The same is true for gold.
The central planners even got the mainstream media working for them. For example, a few days ago Bloomberg reported: "Mysterious Gold Trades of 4 Million Ounces Spur Price Plunge." Obviously the word "plunge" was meant to scare, but hidden in the article was
the actual result of this huge sale. To quote the article, there was "a sell-off, sending prices down as much as 1.1 percent." (Laughter).
A Moment Of Crisis For Central Planners
Given what the central planners have thrown at gold and silver the last six years, a 1.1% ‘plunge' is not only a welcome relief, it is giving us an important message. The conclusion from this event is that 40,000 Comex contracts trading in a span of 10 minutes
did so little damage to the gold price, it is a clear sign that the central planners are up against an immovable force. And we know what that force is — all the national currencies they are printing and debasing from QE and their other schemes is not only
going into daVinci's and other tangible assets, it is also going into gold and silver.

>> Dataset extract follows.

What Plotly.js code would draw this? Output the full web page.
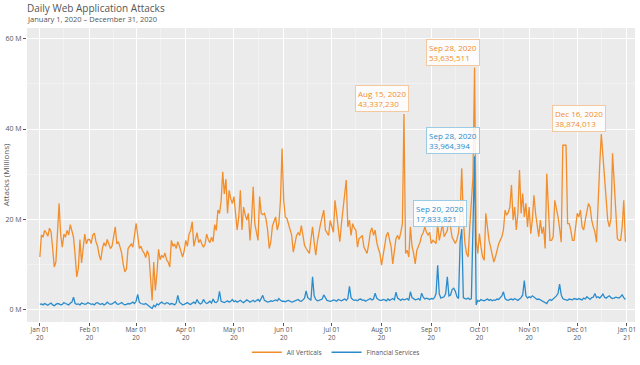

So here is what we face, Eric. Will the central planners dare throw another 40,000 contracts at the market to try reaching their sweet spot and risk having to come up with more physical metal for that portion of the buyers asking for delivery? Or are gold and
silver finally going to break out of their respective bases and head higher, ending this period of extreme undervaluation? Only time will tell, of course, but instead of more base building or a drop back to the central planners' sweet spot, I expect an upside
breakout soon, and the tightness in the physical market suggests it may be just days away."